Crate	Version	Purpose
trueno	0.16	SIMD-accelerated tensor operations
aprender	0.27	.apr model format and GGUF parsing
realizar	0.8	Inference primitives (attention, quantization)

Quality Gate Configuration

# From .pmat-metrics.toml
[quality_gates]
min_coverage_pct = 95.0
min_mutation_score_pct = 85.0
max_cyclomatic_complexity = 40
min_tdg_grade = "A+"
max_unwrap_calls = 0              # Zero tolerance

[performance]
max_rtf_tiny = 2.0                # Real-time factor target
max_rtf_base = 2.5
max_memory_tiny_mb = 150          # Peak memory target
max_memory_base_mb = 350

Contributing

Contributions are welcome!
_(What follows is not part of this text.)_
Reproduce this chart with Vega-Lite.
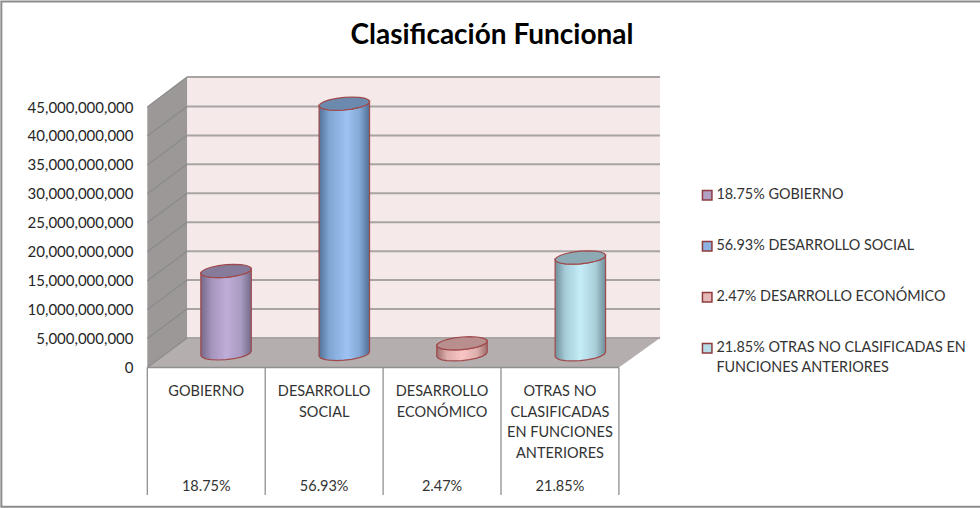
{"$schema":"https://vega.github.io/schema/vega-lite/v6.json","width":980,"height":508,"padding":0,"autosize":{"type":"none"},"background":"white","config":{"numberFormat":",","view":{"stroke":null},"font":"Lato","axisY":{"offset":-133,"domain":false,"ticks":false,"grid":false,"labelPadding":0,"labelFontSize":15,"labelFont":"Lato","labelColor":"#262626","labelOverlap":false,"labelExpr":"format(datum.value,',')"}},
"title":{"text":"Clasificación Funcional","font":"Lato","fontSize":28,"fontWeight":"bold","color":"#000000","anchor":"middle","frame":"group","offset":-50,"dx":2},
"datasets":{
"frame":[{"x":-1.238,"x2":7.2,"y":63.23e9,"y2":-24.05e9}],
"back":[{"x":0.337,"x2":4.349,"y":50.19e9,"y2":5.1e9}],
"side":[{"x":0,"y":45e9,"y2":0},{"x":0.337,"y":50.19e9,"y2":5.1e9}],
"floor":[{"x":0,"y":0,"y2":0},{"x":0.337,"y":5.1e9,"y2":0},{"x":4,"y":5.1e9,"y2":0},{"x":4.349,"y":5.1e9,"y2":5.1e9}],
"grid":[{"v":0,"b":5.1e9},{"v":5e9,"b":10.1e9},{"v":10e9,"b":15.1e9},{"v":15e9,"b":20.1e9},{"v":20e9,"b":25.1e9},{"v":25e9,"b":30.1e9},{"v":30e9,"b":35.1e9},{"v":35e9,"b":40.1e9},{"v":40e9,"b":45.1e9},{"v":45e9,"b":50.19e9}],
"table":[{"x":0},{"x":1},{"x":2},{"x":3},{"x":4}],
"labels":[{"x":0.5,"y":-3e9,"t":"GOBIERNO"},{"x":1.5,"y":-3e9,"t":"DESARROLLO\nSOCIAL"},{"x":2.5,"y":-3e9,"t":"DESARROLLO\nECONÓMICO"},{"x":3.5,"y":-3e9,"t":"OTRAS NO\nCLASIFICADAS\nEN FUNCIONES\nANTERIORES"},{"x":0.5,"y":-19.5e9,"t":"18.75%"},{"x":1.5,"y":-19.5e9,"t":"56.93%"},{"x":2.5,"y":-19.5e9,"t":"2.47%"},{"x":3.5,"y":-19.5e9,"t":"21.85%"}],
"bars":[{"c":0.67,"value":14.2e9,"k":"18.75% GOBIERNO"},{"c":1.67,"value":43.2e9,"k":"56.93% DESARROLLO SOCIAL"},{"c":2.67,"value":1.9e9,"k":"2.47% DESARROLLO ECONÓMICO"},{"c":3.67,"value":16.7e9,"k":"21.85% OTRAS NO CLASIFICADAS EN FUNCIONES ANTERIORES"}],
"cyl":[
{"s":"a","x":0.454,"hi":16.30e9,"lo":16.30e9,"b":2.08e9},{"s":"a","x":0.465,"hi":16.66e9,"lo":15.98e9,"b":1.76e9},{"s":"a","x":0.497,"hi":17.03e9,"lo":15.72e9,"b":1.50e9},{"s":"a","x":0.540,"hi":17.32e9,"lo":15.58e9,"b":1.36e9},{"s":"a","x":0.604,"hi":17.60e9,"lo":15.52e9,"b":1.30e9},{"s":"a","x":0.668,"hi":17.76e9,"lo":15.58e9,"b":1.36e9},{"s":"a","x":0.732,"hi":17.82e9,"lo":15.74e9,"b":1.52e9},{"s":"a","x":0.796,"hi":17.76e9,"lo":16.02e9,"b":1.80e9},{"s":"a","x":0.839,"hi":17.62e9,"lo":16.31e9,"b":2.09e9},{"s":"a","x":0.871,"hi":17.36e9,"lo":16.66e9,"b":2.44e9},{"s":"a","x":0.882,"hi":17.04e9,"lo":17.04e9,"b":2.82e9},
{"s":"b","x":1.457,"hi":45.21e9,"lo":45.21e9,"b":1.98e9},{"s":"b","x":1.468,"hi":45.57e9,"lo":44.89e9,"b":1.66e9},{"s":"b","x":1.500,"hi":45.94e9,"lo":44.63e9,"b":1.40e9},{"s":"b","x":1.543,"hi":46.23e9,"lo":44.49e9,"b":1.26e9},{"s":"b","x":1.607,"hi":46.51e9,"lo":44.43e9,"b":1.20e9},{"s":"b","x":1.671,"hi":46.67e9,"lo":44.49e9,"b":1.26e9},{"s":"b","x":1.735,"hi":46.73e9,"lo":44.65e9,"b":1.42e9},{"s":"b","x":1.799,"hi":46.67e9,"lo":44.93e9,"b":1.70e9},{"s":"b","x":1.842,"hi":46.53e9,"lo":45.22e9,"b":1.99e9},{"s":"b","x":1.874,"hi":46.27e9,"lo":45.57e9,"b":2.34e9},{"s":"b","x":1.885,"hi":45.95e9,"lo":45.95e9,"b":2.72e9},
{"s":"c","x":2.455,"hi":3.81e9,"lo":3.81e9,"b":1.91e9},{"s":"c","x":2.466,"hi":4.17e9,"lo":3.49e9,"b":1.59e9},{"s":"c","x":2.498,"hi":4.54e9,"lo":3.23e9,"b":1.33e9},{"s":"c","x":2.541,"hi":4.83e9,"lo":3.09e9,"b":1.19e9},{"s":"c","x":2.605,"hi":5.11e9,"lo":3.03e9,"b":1.13e9},{"s":"c","x":2.669,"hi":5.27e9,"lo":3.09e9,"b":1.19e9},{"s":"c","x":2.733,"hi":5.33e9,"lo":3.25e9,"b":1.35e9},{"s":"c","x":2.797,"hi":5.27e9,"lo":3.53e9,"b":1.63e9},{"s":"c","x":2.840,"hi":5.13e9,"lo":3.82e9,"b":1.92e9},{"s":"c","x":2.872,"hi":4.87e9,"lo":4.17e9,"b":2.27e9},{"s":"c","x":2.883,"hi":4.55e9,"lo":4.55e9,"b":2.65e9},
{"s":"d","x":3.459,"hi":18.63e9,"lo":18.63e9,"b":1.91e9},{"s":"d","x":3.470,"hi":18.99e9,"lo":18.31e9,"b":1.59e9},{"s":"d","x":3.502,"hi":19.36e9,"lo":18.05e9,"b":1.33e9},{"s":"d","x":3.545,"hi":19.65e9,"lo":17.91e9,"b":1.19e9},{"s":"d","x":3.609,"hi":19.93e9,"lo":17.85e9,"b":1.13e9},{"s":"d","x":3.673,"hi":20.09e9,"lo":17.91e9,"b":1.19e9},{"s":"d","x":3.737,"hi":20.15e9,"lo":18.07e9,"b":1.35e9},{"s":"d","x":3.801,"hi":20.09e9,"lo":18.35e9,"b":1.63e9},{"s":"d","x":3.844,"hi":19.95e9,"lo":18.64e9,"b":1.92e9},{"s":"d","x":3.876,"hi":19.69e9,"lo":18.99e9,"b":2.27e9},{"s":"d","x":3.887,"hi":19.37e9,"lo":19.37e9,"b":2.65e9}
]},
"layer":[
{"data":{"name":"frame"},"mark":{"type":"rect","fill":"transparent","stroke":"#8c8c8c","strokeWidth":2},"encoding":{"x":{"field":"x","type":"quantitative","scale":{"domain":[-1.2494,7.0628],"nice":false,"zero":false},"axis":null},"x2":{"field":"x2"},"y":{"field":"y","type":"quantitative","scale":{"domain":[-24.27e9,63.49e9],"nice":false,"zero":false},"axis":{"values":[0,5e9,10e9,15e9,20e9,25e9,30e9,35e9,40e9,45e9],"labelExpr":"format(datum.value,',')","title":null}},"y2":{"field":"y2"}}},
{"data":{"name":"back"},"mark":{"type":"rect","fill":"#f5e9e9"},"encoding":{"x":{"field":"x","type":"quantitative","axis":null},"x2":{"field":"x2"},"y":{"field":"y","type":"quantitative","axis":{"values":[0,5e9,10e9,15e9,20e9,25e9,30e9,35e9,40e9,45e9],"labelExpr":"format(datum.value,',')","title":null}},"y2":{"field":"y2"}}},
{"data":{"name":"side"},"mark":{"type":"area","fill":"#9c9897"},"encoding":{"x":{"field":"x","type":"quantitative","axis":null},"y":{"field":"y","type":"quantitative","axis":{"title":null}},"y2":{"field":"y2"}}},
{"data":{"name":"floor"},"mark":{"type":"area","fill":"#b5aeae"},"encoding":{"x":{"field":"x","type":"quantitative","axis":null},"y":{"field":"y","type":"quantitative","axis":{"title":null}},"y2":{"field":"y2"}}},
{"data":{"name":"grid"},"mark":{"type":"rule","color":"#a8a4a4","strokeWidth":2},"encoding":{"x":{"datum":0.337,"type":"quantitative","axis":null},"x2":{"datum":4.349},"y":{"field":"b","type":"quantitative","axis":{"title":null}}}},
{"data":{"name":"grid"},"mark":{"type":"rule","color":"#8a8a8a","strokeWidth":1.2},"encoding":{"x":{"datum":0,"type":"quantitative","axis":null},"x2":{"datum":0.337},"y":{"field":"v","type":"quantitative","axis":{"title":null}},"y2":{"field":"b"}}},
{"data":{"name":"table"},"mark":{"type":"rule","color":"#909090","strokeWidth":1.3},"encoding":{"x":{"field":"x","type":"quantitative","axis":null},"y":{"datum":0,"type":"quantitative","axis":{"title":null}},"y2":{"datum":-22.03e9}}},
{"data":{"name":"table"},"transform":[{"filter":"datum.x==0"}],"mark":{"type":"rule","color":"#909090","strokeWidth":1.3},"encoding":{"x":{"datum":0,"type":"quantitative","axis":null},"x2":{"datum":4},"y":{"datum":0,"type":"quantitative","axis":{"title":null}}}},
{"data":{"name":"labels"},"mark":{"type":"text","fontSize":14.5,"font":"Lato","color":"#333333","baseline":"top","lineBreak":"\n","lineHeight":20.7},"encoding":{"x":{"field":"x","type":"quantitative","axis":null},"y":{"field":"y","type":"quantitative","axis":{"title":null}},"text":{"field":"t"}}},
{"data":{"name":"bars"},"mark":{"type":"point","filled":true,"size":0,"opacity":1},"encoding":{"x":{"field":"c","type":"quantitative","axis":null},"y":{"field":"value","type":"quantitative","axis":{"title":null}},"color":{"field":"k","type":"nominal","scale":{"domain":["18.75% GOBIERNO","56.93% DESARROLLO SOCIAL","2.47% DESARROLLO ECONÓMICO","21.85% OTRAS NO CLASIFICADAS EN FUNCIONES ANTERIORES"],"range":["#b2a1c7","#8db3e2","#e6b9b8","#b7dde8"]},"legend":{"orient":"none","legendX":700,"legendY":188,"title":null,"symbolType":"square","symbolSize":90,"symbolStrokeColor":"#8e3b3d","symbolStrokeWidth":1.5,"symbolOpacity":1,"labelFont":"Lato","labelFontSize":14.4,"labelColor":"#333333","labelLimit":300,"rowPadding":35,"labelOffset":2,"labelExpr":"indexof(datum.label,'OTRAS')>=0 ? ['21.85% OTRAS NO CLASIFICADAS EN','FUNCIONES ANTERIORES'] : datum.label","encode":{"labels":{"update":{"lineHeight":{"value":20}}}}}}}},
{"data":{"name":"cyl"},"transform":[{"filter":"datum.s=='a'"}],"mark":{"type":"area","stroke":"#a04a4c","strokeWidth":1.2,"fill":{"gradient":"linear","x1":0,"x2":1,"y1":0,"y2":0,"stops":[{"offset":0,"color":"#75698a"},{"offset":0.22,"color":"#a594bb"},{"offset":0.5,"color":"#bfadd9"},{"offset":0.8,"color":"#a89ac0"},{"offset":1,"color":"#75698a"}]}},"encoding":{"x":{"field":"x","type":"quantitative","axis":null},"y":{"field":"lo","type":"quantitative","axis":{"title":null}},"y2":{"field":"b"}}},
{"data":{"name":"cyl"},"transform":[{"filter":"datum.s=='a'"}],"mark":{"type":"area","fill":"#877b9b","stroke":"#a04a4c","strokeWidth":1.2},"encoding":{"x":{"field":"x","type":"quantitative","axis":null},"y":{"field":"hi","type":"quantitative","axis":{"title":null}},"y2":{"field":"lo"}}},
{"data":{"name":"cyl"},"transform":[{"filter":"datum.s=='b'"}],"mark":{"type":"area","stroke":"#a04a4c","strokeWidth":1.2,"fill":{"gradient":"linear","x1":0,"x2":1,"y1":0,"y2":0,"stops":[{"offset":0,"color":"#527297"},{"offset":0.2,"color":"#7fa5d3"},{"offset":0.55,"color":"#9cc3f2"},{"offset":0.8,"color":"#84a9d6"},{"offset":1,"color":"#4f6f94"}]}},"encoding":{"x":{"field":"x","type":"quantitative","axis":null},"y":{"field":"lo","type":"quantitative","axis":{"title":null}},"y2":{"field":"b"}}},
{"data":{"name":"cyl"},"transform":[{"filter":"datum.s=='b'"}],"mark":{"type":"area","fill":"#6c89ae","stroke":"#a04a4c","strokeWidth":1.2},"encoding":{"x":{"field":"x","type":"quantitative","axis":null},"y":{"field":"hi","type":"quantitative","axis":{"title":null}},"y2":{"field":"lo"}}},
{"data":{"name":"cyl"},"transform":[{"filter":"datum.s=='c'"}],"mark":{"type":"area","stroke":"#a04a4c","strokeWidth":1.2,"fill":{"gradient":"linear","x1":0,"x2":1,"y1":0,"y2":0,"stops":[{"offset":0,"color":"#9c6f6e"},{"offset":0.2,"color":"#dcaeac"},{"offset":0.5,"color":"#fac6c5"},{"offset":0.8,"color":"#dcaeac"},{"offset":1,"color":"#9c6f6e"}]}},"encoding":{"x":{"field":"x","type":"quantitative","axis":null},"y":{"field":"lo","type":"quantitative","axis":{"title":null}},"y2":{"field":"b"}}},
{"data":{"name":"cyl"},"transform":[{"filter":"datum.s=='c'"}],"mark":{"type":"area","fill":"#b88e8e","stroke":"#a04a4c","strokeWidth":1.2},"encoding":{"x":{"field":"x","type":"quantitative","axis":null},"y":{"field":"hi","type":"quantitative","axis":{"title":null}},"y2":{"field":"lo"}}},
{"data":{"name":"cyl"},"transform":[{"filter":"datum.s=='d'"}],"mark":{"type":"area","stroke":"#a04a4c","strokeWidth":1.2,"fill":{"gradient":"linear","x1":0,"x2":1,"y1":0,"y2":0,"stops":[{"offset":0,"color":"#6f8e98"},{"offset":0.2,"color":"#a5ccd8"},{"offset":0.5,"color":"#c4edf8"},{"offset":0.8,"color":"#a8ced9"},{"offset":1,"color":"#6f8e98"}]}},"encoding":{"x":{"field":"x","type":"quantitative","axis":null},"y":{"field":"lo","type":"quantitative","axis":{"title":null}},"y2":{"field":"b"}}},
{"data":{"name":"cyl"},"transform":[{"filter":"datum.s=='d'"}],"mark":{"type":"area","fill":"#8caab4","stroke":"#a04a4c","strokeWidth":1.2},"encoding":{"x":{"field":"x","type":"quantitative","axis":null},"y":{"field":"hi","type":"quantitative","axis":{"title":null}},"y2":{"field":"lo"}}}
]}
Please follow these guidelines:

Development Workflow

Fork the repository
Make your changes on main
Run quality gates: make lint && make test && make coverage
Ensure coverage remains above 95%
Submit a pull request

Code Standards

All code must pass cargo clippy -- -D warnings
Format with cargo fmt
No unwrap() calls - use Result types
Zero TODO/FIXME/HACK comments - create tickets instead
Document all public APIs

Testing Requirements

# Run all quality gates
make test          # All tests
make coverage      # Must be >= 95%
pmat quality-gate  # Must pass

Roadmap

v0.2.4 (Current Release)

Full Whisper architecture (encoder-decoder transformer)
Moonshine ASR model support (GQA decoder, ConvStem encoder)
GGUF model loading (pre-quantized from HuggingFace)
Large v3 Turbo model support (809M params)
Int4/Int8 quantization with .apr format
WASM SIMD acceleration via trueno
Streaming transcription
99 language support with auto-detection
Multi-format audio (MP3, FLAC, OGG, AAC, M4A)
Greedy and beam search decoding
3.5x single-token decoding speedup (tiled_matvec)
CLI with transcribe, probe, parity, config-check, selftest
2,885 tests, 96%+ coverage, TDG 99.5/100 A+

v0.3.0 (Planned)

WebGPU acceleration
Word-level timestamps
Distil-Whisper model support
Whisper v4 model support (when released)

License

Licensed under the MIT License. See LICENSE for details.